The women in the picture are from Africa, but with voters now being imported into Britain, as seen with the recent brilliant campaign by Richard Barnbrook, in which he still came second, and voting allowed to be imported by the bag load from foreign climes by the thousand, it is not beyond this insane (MOG) Marxist Occupied Government, to actually import a future leader because the position ''is unhealthily white''.

The recent report, boldly proffered by the BBC, said that GCHQ, our number one first line defence and security stop, was ''not diverse enough''. Also, there was a similar report that said: ''One in five people, are now an ethnic minority, and within a few years, the population will reach 78 million''. All true of course, but the one position still ''not diverse enough'' is that of Prime Minister. With America now safely in the hands of ''President'' Obama, and blacks who had never bothered with the political process bussed in to vote en masse to ensure this victory for equality, as we all know, Britain will surely follow.

So, if anyone knows the whereabouts of the lady in the picture, please contact Trevor Phillips, or whatever his real African name is. He's at HQ at least three times a week, and it would give him something else to do instead of attacking the BNP leader. After all, he must surely be very embarrassed indeed to take all that tax payers money of nearly £90,000 per year for just three days a week, him being a Leninist and all that. The post would include an armour plated car, bodyguards from the cream of the cream, a salary that in your own country, would enable you to buy a whole city, a multitude of servants, and all the wine and beer you could throw down your neck.

Whilst we are on the subject of diversity, and our institutions still too white, it might be worth mentioning that the latest crime figures are also far too one dimensional. How so? Well you see, apparently, it is now obvious that whites don't make up enough serious crimes, and that only blacks, Asians, and new arrival ''refugees'' seem to be ''filling'' those horrible, all too smelly and cramped prisons.

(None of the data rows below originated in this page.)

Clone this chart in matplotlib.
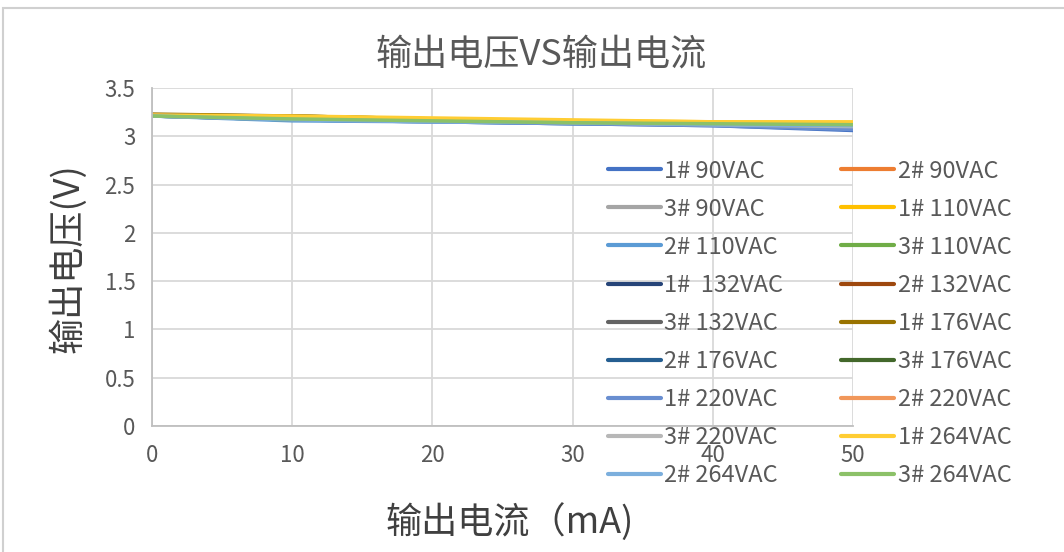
import matplotlib.pyplot as plt
from matplotlib.patches import Rectangle

plt.rcParams['font.family'] = ['Noto Sans CJK SC', 'DejaVu Sans']

current_ma = [0, 10, 20, 30, 40, 50]

labels = [
    "1# 90VAC", "2# 90VAC", "3# 90VAC",
    "1# 110VAC", "2# 110VAC", "3# 110VAC",
    "1#  132VAC", "2# 132VAC", "3# 132VAC",
    "1# 176VAC", "2# 176VAC", "3# 176VAC",
    "1# 220VAC", "2# 220VAC", "3# 220VAC",
    "1# 264VAC", "2# 264VAC", "3# 264VAC",
]

colors = [
    "#4472C4", "#ED7D31", "#A5A5A5", "#FFC000", "#5B9BD5", "#70AD47",
    "#264478", "#9E480E", "#636363", "#997300", "#255E91", "#43682B",
    "#698ED0", "#F1975A", "#B7B7B7", "#FFCD33", "#7CAFDD", "#8CC168",
]

voltages = [
    [3.21, 3.17, 3.15, 3.13, 3.11, 3.06],
    [3.22, 3.20, 3.17, 3.15, 3.13, 3.11],
    [3.21, 3.18, 3.16, 3.14, 3.12, 3.09],
    [3.22, 3.21, 3.18, 3.16, 3.15, 3.14],
    [3.21, 3.16, 3.15, 3.13, 3.12, 3.10],
    [3.21, 3.17, 3.16, 3.14, 3.13, 3.12],
    [3.22, 3.21, 3.18, 3.15, 3.13, 3.08],
    [3.22, 3.20, 3.17, 3.15, 3.13, 3.11],
    [3.22, 3.21, 3.17, 3.15, 3.12, 3.08],
    [3.23, 3.21, 3.18, 3.16, 3.14, 3.13],
    [3.22, 3.20, 3.17, 3.15, 3.13, 3.09],
    [3.22, 3.20, 3.17, 3.15, 3.13, 3.12],
    [3.21, 3.17, 3.15, 3.13, 3.11, 3.07],
    [3.22, 3.20, 3.17, 3.15, 3.13, 3.12],
    [3.21, 3.18, 3.16, 3.14, 3.12, 3.10],
    [3.22, 3.21, 3.19, 3.17, 3.15, 3.15],
    [3.21, 3.17, 3.15, 3.14, 3.12, 3.11],
    [3.21, 3.18, 3.16, 3.14, 3.13, 3.12],
]

text_gray = "#595959"
grid_gray = "#D9D9D9"

fig = plt.figure(figsize=(10.64, 5.52), dpi=100)
# outer chart border
fig.patches.append(Rectangle((3 / 1064, -0.01), 1.2, 1.0 - 8 / 552 + 0.01,
                             transform=fig.transFigure, fill=False,
                             edgecolor="#D0D0D0", linewidth=1.5))

ax = fig.add_axes([152 / 1064, 1 - 426 / 552, (853 - 152) / 1064, (426 - 88) / 552])

lines = []
for v, c, lab in zip(voltages, colors, labels):
    ln, = ax.plot(current_ma, v, color=c, linewidth=2.5, label=lab,
                  solid_capstyle="round")
    lines.append(ln)

ax.set_xlim(0, 50)
ax.set_ylim(0, 3.5)
ax.set_xticks(current_ma)
ax.set_yticks([0, 0.5, 1, 1.5, 2, 2.5, 3, 3.5])
ax.set_yticklabels(["0", "0.5", "1", "1.5", "2", "2.5", "3", "3.5"])
ax.grid(True, color=grid_gray, linewidth=1.3)
ax.set_axisbelow(True)
for s in ["top", "right"]:
    ax.spines[s].set_visible(False)
ax.spines["left"].set_color("#BFBFBF")
ax.spines["bottom"].set_color("#BFBFBF")
ax.spines["left"].set_linewidth(1.3)
ax.spines["bottom"].set_linewidth(1.3)
ax.tick_params(axis="y", length=0, labelsize=16, labelcolor=text_gray, pad=12)
ax.tick_params(axis="x", length=0, labelsize=16, labelcolor=text_gray, pad=13)

fig.text(541 / 1064, 1 - 55 / 552, "输出电压VS输出电流", ha="center", va="center",
         fontsize=26, color=text_gray)
fig.text(68 / 1064, 1 - 258 / 552, "输出电压(V)", rotation=90, ha="center", va="center",
         fontsize=26, color="#404040")
fig.text(510 / 1064, 1 - 522 / 552, "输出电流（mA)", ha="center", va="center",
         fontsize=26, color="#404040")

# row-wise order in a two column legend
order = list(range(0, 18, 2)) + list(range(1, 18, 2))
leg = fig.legend([lines[i] for i in order], [labels[i] for i in order],
                 loc="upper left", bbox_to_anchor=(591 / 1064, 1 - 143 / 552),
                 ncol=2, frameon=False, fontsize=17, labelcolor=text_gray,
                 handlelength=2.25, handletextpad=0.15, columnspacing=2.45,
                 labelspacing=0.64, borderpad=0.2)
for h in leg.legend_handles:
    h.set_linewidth(3)

fig.savefig("out.png", dpi=100)
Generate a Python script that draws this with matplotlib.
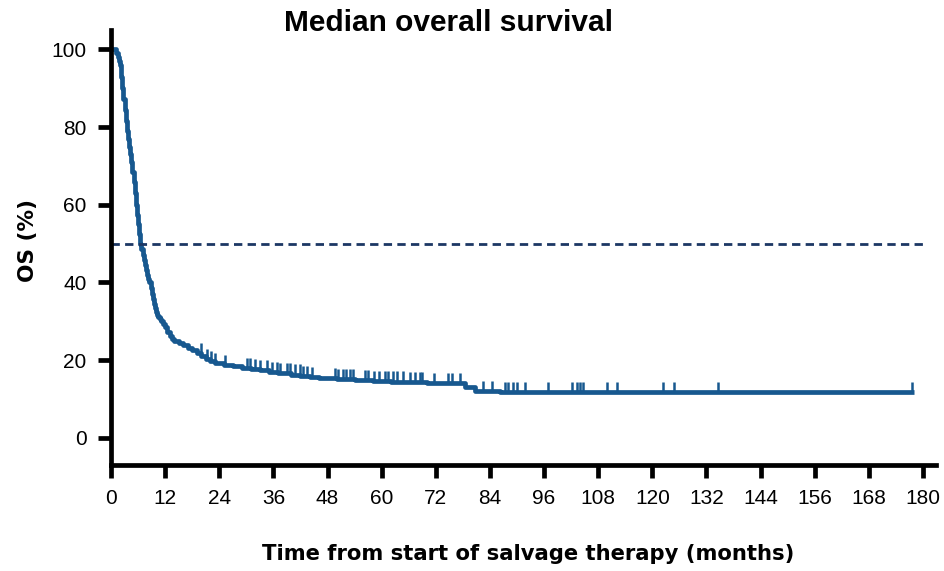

So I think a little advice is needed which would help ease our first black Prime Minister into his or her new role. Firstly, if you put more cameras into operation, you can catch more traffic violation, including driving at 32MPH in a 30MPH zone, and then ''offering the criminal a lower price for agreeing to the crime without going to court.'' Secondly, you could increase the prison sentence for white folk accused of racism, to say, 15 years. Thirdly, you could, with help from a £25 an hour interpreter, jail any political leader who says things like: Britain is Full Up, Close The Doors Now. And: The British National Party - Putting The British people First. Plus: Working To Secure A Future For British Children. I mean, with a black British leader, we couldn't have that kind of thing now could we?

Readers will note of course, the last paragraph contains all the things we have seen anyway up to this point, and the only humorous/worrying points are the increases in sentencing and fines. They will surely come, and believe me, if we do end up with an immigrant Prime Minister, the humour will fast fade away. America is now realising all too late that, having an immigrant in the ''White House'', is no joking matter, and having one at No10 Downing Street, will not make this country more equal, but more sick, more burdened with debt, and more like Robert Mugabe's Marxist paradise, Zimbabwe.

Anyway, if anyone knows the lady above, please tell her Trevor Phillips has a car waiting at Heathrow, with a full selection of drinks, a Che' Guevara tee Shirt, and list of nasty white racists, provided by former members of the horrid BNP, who have now seen the light.